**Problem description**
Begin with the first line of the material and copy each line word for word through the line that contains "import plotly.graph_objects as go"; the pictures are left out.

**Material**
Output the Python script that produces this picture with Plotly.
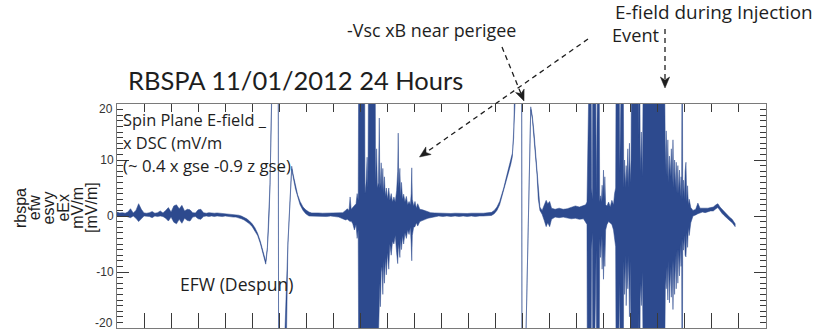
import math
import plotly.graph_objects as go

# ---------------------------------------------------------------------------
# RBSP-A EFW despun spin-plane E-field, 2012-11-01, min/max envelope per bin
# ---------------------------------------------------------------------------
hours = [
    # quiet, then first perigee pass
    0.00, 0.10, 0.20, 0.30, 0.40, 0.50, 0.60, 0.70, 0.80, 0.90,
    1.00, 1.10, 1.20, 1.30, 1.40, 1.50, 1.60, 1.70, 1.80, 1.90,
    2.00, 2.10, 2.20, 2.30, 2.40, 2.50, 2.60, 2.70, 2.80, 2.90,
    3.00, 3.10, 3.20, 3.30, 3.40, 3.50, 3.60, 3.70, 3.80, 3.90,
    4.00, 4.10, 4.20, 4.30, 4.40, 4.50, 4.60, 4.70, 4.80, 4.90,
    5.00, 5.10, 5.20, 5.30, 5.40, 5.50, 5.56, 5.62, 5.66, 5.72,
    5.80, 5.96, 5.98, 6.19, 6.20, 6.32, 6.46, 6.52, 6.60, 6.68,
    6.77, 6.88, 6.98, 7.10, 7.20,
    # first burst
    7.30, 7.45, 7.60, 7.75, 7.90, 8.05, 8.20, 8.35, 8.45, 8.52,
    8.58, 8.62, 8.66, 8.72, 8.78, 8.84, 8.88, 8.92, 8.95, 9.15,
    9.17, 9.21, 9.25, 9.28, 9.32, 9.54, 9.56, 9.60, 9.63, 9.67,
    9.70, 9.72, 9.74, 9.77, 9.80, 9.83, 9.86, 9.89, 9.92, 9.96,
    10.00, 10.05, 10.09, 10.14, 10.19, 10.24, 10.29, 10.34, 10.38, 10.40,
    10.42, 10.46, 10.49, 10.52, 10.56, 10.60, 10.65, 10.70, 10.75, 10.80,
    10.85, 10.88, 10.90, 10.92, 10.97, 11.02, 11.07, 11.12, 11.20, 11.30,
    11.40, 11.50, 11.60, 11.75,
    # quiet, second perigee pass
    11.90, 12.05, 12.20, 12.35, 12.50, 12.65, 12.80, 12.95, 13.10, 13.25,
    13.40, 13.55, 13.70, 13.85, 13.95, 14.05, 14.15, 14.23, 14.30, 14.38,
    14.47, 14.56, 14.62, 14.67, 14.72, 14.78, 14.96, 14.98, 15.11, 15.12,
    15.30, 15.36, 15.42, 15.48, 15.53, 15.58, 15.64, 15.72, 15.80, 15.87,
    15.93, 16.00, 16.07, 16.20, 16.35, 16.50, 16.65, 16.80, 16.95, 17.10,
    17.25, 17.33, 17.38,
    # injection event
    17.40, 17.52, 17.55, 17.58, 17.60, 17.69, 17.72, 17.75, 17.82, 17.85,
    17.88, 17.91, 17.94, 17.97, 17.99, 18.02, 18.04, 18.07, 18.12, 18.18,
    18.24, 18.30, 18.36, 18.40, 18.44, 18.47, 18.56, 18.59, 18.62, 18.71,
    18.74, 18.77, 18.80, 18.83, 18.86, 18.89, 18.92, 18.95, 18.98, 19.01,
    19.04, 19.27, 19.30, 19.32, 19.35, 19.39, 19.43, 19.46, 19.49, 20.22,
    20.25, 20.28, 20.31, 20.34, 20.37, 20.40, 20.43, 20.46, 20.50, 20.53,
    20.56, 20.59, 20.62, 20.65, 20.68, 20.71, 20.74, 20.77, 20.80, 20.83,
    20.86, 20.88, 20.90, 20.92, 20.95, 20.98, 21.01, 21.04, 21.07, 21.10,
    21.13, 21.16, 21.22,
    # tail
    21.30, 21.40, 21.48, 21.56, 21.65, 21.75, 21.85, 21.95, 22.05, 22.15,
    22.22, 22.30, 22.37, 22.45, 22.55, 22.65, 22.75, 22.86,
]

e_lo = [
    -0.1, 0.0, 0.0, 0.0, -0.1, -0.3, 0.0, -0.4, -1.0, -0.5,
    0.0, 0.0, -0.1, -0.3, 0.0, -0.1, 0.0, -0.1, -0.4, -0.9,
    -0.2, -1.1, -1.4, -0.6, -1.3, -0.4, -0.8, -0.9, -0.2, -0.1,
    -0.5, -0.6, -0.1, 0.0, -0.1, 0.0, -0.1, 0.0, 0.0, -0.1,
    0.0, -0.1, -0.1, -0.2, -0.2, -0.3, -0.5, -0.7, -1.0, -1.4,
    -1.9, -2.6, -3.5, -4.9, -6.7, -8.6, -6.0, -0.5, 5.6, 20.0,
    45, 45, -45, -45, -22, -5.2, 8.4, 6.8, 4.8, 3.3,
    2.0, 1.0, 0.4, 0.0, -0.1,

    0.0, 0.0, -0.1, -0.1, 0.0, -0.1, -0.2, -0.5, -0.7, -0.6,
    -0.8, -1.0, -0.9, -1.4, -2.5, -1.5, -4.0, -2.5, -45, -45,
    -30, -30, -30, -30, -45, -45, -30, -30, -24, -20,
    -16, -12, -16.2, -10, -9.0, -14, -8.0, -12, -7.5, -10.5,
    -6.5, -9.5, -5.0, -7.0, -4.5, -5.0, -3.5, -6.5, -8.5, -6.0,
    -5.0, -7.4, -4.0, -6.0, -3.5, -5.0, -3.0, -4.0, -2.5, -3.3,
    -2.0, -5.0, -8.0, -3.5, -2.0, -1.9, -1.2, -1.8, -1.0, -0.8,
    -0.6, -0.4, -0.2, -0.1,

    0.0, -0.1, 0.0, -0.1, 0.0, -0.1, 0.0, -0.1, 0.0, -0.1,
    0.0, 0.0, 0.0, 0.1, 0.4, 1.0, 2.0, 3.1, 4.4, 6.0,
    7.6, 9.2, 10.6, 13.5, 20.0, 45, 45, -45, -45, -22,
    19.0, 17.3, 14.5, 10.8, 7.5, 3.0, 1.0, 0.3, -0.8, -1.9,
    -1.2, -1.9, -0.6, -0.2, -0.3, -0.2, -0.3, -0.5, -0.4, -0.6,
    -0.5, -1.0, -1.5,

    -45, -45, -6.0, -3.0, -45, -45, -6.0, -45, -45, -4.0,
    -7.4, -3.5, -9.5, -4.0, -11.3, -5.0, -9.0, -2.5, -1.5, -1.0,
    -1.2, -1.5, -2.5, -4.0, -5.5, -45, -45, -12, -45, -45,
    -8, -14, -7, -16, -8, -13, -7, -18, -8, -15,
    -45, -45, -17, -45, -12, -16, -10, -17, -45, -45,
    -22, -11, -13, -9, -15, -8, -15.5, -9, -14.5, -8,
    -16.7, -8, -14, -7, -13, -6, -12, -6, -10.7, -5,
    -9, -4, -45, -4, -6.1, -3.5, -7.0, -7.3, -3.0, -5.6,
    -2.0, -3.5, -1.2,

    0.0, 0.2, 0.4, 0.6, 0.7, 0.6, 0.7, 0.9, 0.9, 1.3,
    1.5, 0.9, 0.5, 0.1, -0.4, -0.8, -1.2, -1.9,
]

e_hi = [
    0.7, 0.55, 0.6, 0.5, 0.7, 1.3, 0.55, 1.0, 2.2, 1.2,
    0.55, 0.5, 0.6, 0.8, 0.5, 0.6, 0.9, 0.55, 1.0, 1.5,
    0.7, 1.8, 2.0, 1.3, 1.9, 0.9, 1.2, 1.1, 0.6, 0.55,
    1.1, 1.2, 0.6, 0.5, 0.6, 0.5, 0.5, 0.55, 0.5, 0.5,
    0.45, 0.4, 0.35, 0.3, 0.25, 0.15, 0.0, -0.2, -0.5, -0.9,
    -1.4, -2.1, -3.1, -4.5, -6.2, -8.1, -5.6, 0.0, 6.0, 20.4,
    45, 45, -45, -45, -22, -4.8, 8.9, 7.3, 5.3, 3.8,
    2.6, 1.6, 1.1, 0.7, 0.55,

    0.5, 0.55, 0.5, 0.5, 0.55, 0.6, 0.6, 0.6, 1.0, 1.3,
    1.0, 3.4, 1.2, 1.6, 1.8, 2.2, 4.0, 2.8, 45, 45,
    4.0, 6.0, 10.5, 5.0, 45, 45, 6.0, 12.0, 5.0, 6.0,
    17.5, 5.0, 6.0, 9.5, 4.5, 8.5, 4.0, 7.0, 3.5, 5.0,
    3.0, 5.0, 2.8, 4.0, 2.5, 3.4, 2.5, 4.5, 8.0, 14.8,
    5.0, 8.5, 3.5, 6.0, 3.0, 3.9, 2.5, 3.5, 2.0, 2.6,
    2.0, 4.0, 8.6, 3.0, 1.8, 2.6, 1.4, 2.2, 1.2, 1.1,
    0.9, 0.8, 0.6, 0.55,

    0.5, 0.45, 0.5, 0.45, 0.5, 0.45, 0.5, 0.45, 0.5, 0.45,
    0.5, 0.5, 0.55, 0.65, 1.0, 1.6, 2.6, 3.7, 5.0, 6.6,
    8.2, 9.8, 11.2, 14.0, 20.4, 45, 45, -45, -45, -22,
    19.5, 17.8, 15.0, 11.3, 8.0, 3.6, 1.6, 1.0, 2.0, 2.8,
    2.2, 2.6, 1.4, 1.2, 1.4, 1.2, 1.3, 1.6, 1.8, 1.6,
    1.9, 2.0, 2.5,

    45, 45, 5.0, 3.0, 45, 45, 4.0, 45, 45, 2.5,
    3.6, 2.5, 5.5, 3.0, 8.2, 3.0, 7.0, 2.0, 1.8, 2.5,
    1.6, 2.8, 2.0, 4.0, 5.0, 45, 45, 8, 45, 45,
    5, 10, 5, 9, 6, 12, 5, 13, 6, 10,
    45, 45, 14, 45, 8, 15, 7, 13, 45, 45,
    18, 8, 15.2, 7, 13.6, 6, 10.7, 7, 12.0, 6,
    13.6, 5, 10.0, 5, 9.6, 4, 9.0, 4, 8.2, 3.5,
    7.0, 3, 45, 3, 6.4, 3.0, 8.0, 9.6, 2.5, 5.4,
    2.0, 3.0, 1.5,

    1.0, 1.2, 2.3, 1.4, 1.4, 1.3, 1.4, 1.5, 1.6, 2.0,
    2.2, 1.6, 1.2, 0.8, 0.2, -0.2, -0.6, -1.4,
]

assert len(hours) == len(e_lo) == len(e_hi)

y_tick_vals = [-20, -10, 0, 10, 20]
y_tick_text = ["-20", "-10", "0", "10", "20"]
y_title_lines = ["rbspa", "efw", "esvy", "eEx", "mV/m", "[mV/m]"]

title_text = "RBSPA 11/01/2012 24 Hours"
legend_lines = ["Spin Plane E-field _", "x DSC (mV/m", "(~ 0.4 x gse -0.9 z gse)"]

# ---------------------------------------------------------------------------
W, H = 832, 331
L, R, T, B = 117, 766, 104, 328          # plot box edges, page pixels
BLUE = "#2d4a8e"
INK = "#1e1e1e"
TITLE_FONT = "Lato, 'Open Sans', sans-serif"
TEXT_FONT = "'Open Sans', Lato, sans-serif"
AXIS_FONT = "'Liberation Sans', Arial, sans-serif"


def px(x):
    return (x - L) / (R - L)


def py(y):
    return (B - y) / (B - T)


# envelope polygon: max going forward, min coming back
env_x = hours + hours[::-1]
env_y = e_hi + e_lo[::-1]

fig = go.Figure()
fig.add_trace(go.Scatter(
    x=env_x, y=env_y, mode="lines", fill="toself",
    fillcolor=BLUE, line=dict(color=BLUE, width=0.5),
    hoverinfo="skip", showlegend=False,
))
# carrier for the top axis
fig.add_trace(go.Scatter(x=[0, 24], y=[0, 0], xaxis="x2", mode="lines",
                         line=dict(width=0), hoverinfo="skip", showlegend=False))

annotations = []
shapes = []


def text(s, x, y, size, family=TEXT_FONT, **kw):
    annotations.append(dict(
        text=s, xref="paper", yref="paper", x=px(x), y=py(y),
        xanchor="left", yanchor="middle", showarrow=False,
        font=dict(family=family, size=size, color=INK), **kw))


text(title_text, 126, 80, 25.5, family=TITLE_FONT)
text("-Vsc xB near perigee", 345, 30, 17.9)
text("E-field during Injection", 613, 12, 18.9)
text("Event", 610, 35, 18.2)
text(legend_lines[0], 121, 119, 16.4)
text(legend_lines[1], 121, 142.3, 16.4)
text(legend_lines[2], 121, 165.6, 16.8)
text("EFW (Despun)", 178, 284, 17.6)

# rotated y-axis title, one annotation per line for tight leading
for i, line in enumerate(y_title_lines):
    annotations.append(dict(
        text=line, xref="paper", yref="paper", x=px(20 + i * 14.2), y=py(208),
        xanchor="center", yanchor="middle", showarrow=False, textangle=-90,
        font=dict(family=AXIS_FONT, size=16, color=INK)))

# the end labels of the y scale sit just inside the frame
for val, lab, shift in [(20, "20", -5), (-20, "-20", 5)]:
    annotations.append(dict(
        text=lab, xref="paper", yref="y", x=px(115), y=val, yshift=shift,
        xanchor="right", yanchor="middle", showarrow=False,
        font=dict(family=AXIS_FONT, size=12, color="#333")))


def dashed_arrow(x0, y0, x1, y1):
    dx, dy = x1 - x0, y1 - y0
    n = math.hypot(dx, dy)
    ux, uy = dx / n, dy / n
    nx, ny = -uy, ux
    hl, hw, notch = 11.0, 4.6, 8.0
    bx, by = x1 - ux * notch, y1 - uy * notch
    shapes.append(dict(type="line", xref="paper", yref="paper",
                       x0=px(x0), y0=py(y0), x1=px(bx), y1=py(by),
                       line=dict(color=INK, width=1.3, dash="5px,4px")))
    pts = [(x1, y1),
           (x1 - ux * hl + nx * hw, y1 - uy * hl + ny * hw),
           (bx, by),
           (x1 - ux * hl - nx * hw, y1 - uy * hl - ny * hw)]
    path = "M " + " L ".join(f"{px(a):.5f},{py(b):.5f}" for a, b in pts) + " Z"
    shapes.append(dict(type="path", xref="paper", yref="paper", path=path,
                       fillcolor=INK, line=dict(color=INK, width=0.5)))


dashed_arrow(502, 47, 524, 101)
dashed_arrow(588, 39, 419.5, 157)
dashed_arrow(665, 29, 665, 88)

tick_col = "#3a3a3a"
frame_col = "#7a7a7a"

fig.update_layout(
    width=W, height=H,
    margin=dict(l=L, r=W - R, t=T, b=H - B, pad=0),
    paper_bgcolor="white", plot_bgcolor="white",
    showlegend=False,
    xaxis=dict(range=[0, 24], tick0=0, dtick=1, ticks="inside", ticklen=15,
               tickwidth=1, tickcolor=tick_col, showticklabels=False,
               showline=True, linecolor=frame_col, linewidth=1,
               showgrid=False, zeroline=False),
    xaxis2=dict(range=[0, 24], overlaying="x", side="top", anchor="y",
                tick0=0, dtick=1, ticks="inside", ticklen=8, tickwidth=1,
                tickcolor=tick_col, showticklabels=False, showline=True,
                linecolor=frame_col, linewidth=1, showgrid=False,
                zeroline=False),
    yaxis=dict(range=[-20, 20], tickmode="array", tickvals=y_tick_vals,
               ticktext=["" if abs(v) == 20 else t
                         for v, t in zip(y_tick_vals, y_tick_text)],
               ticks="inside", ticklen=12, tickwidth=1,
               tickcolor=tick_col, mirror="ticks", showline=True,
               linecolor=frame_col, linewidth=1, showgrid=False,
               zeroline=False,
               tickfont=dict(family=AXIS_FONT, size=12, color="#333"),
               minor=dict(tickmode="linear", tick0=0, dtick=1, ticks="inside",
                          ticklen=6, tickwidth=1, tickcolor=tick_col,
                          showgrid=False)),
    annotations=annotations,
    shapes=shapes,
)

fig.write_html("out.html")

**Result**
Output the Python script that produces this picture with Plotly.
import math
import plotly.graph_objects as go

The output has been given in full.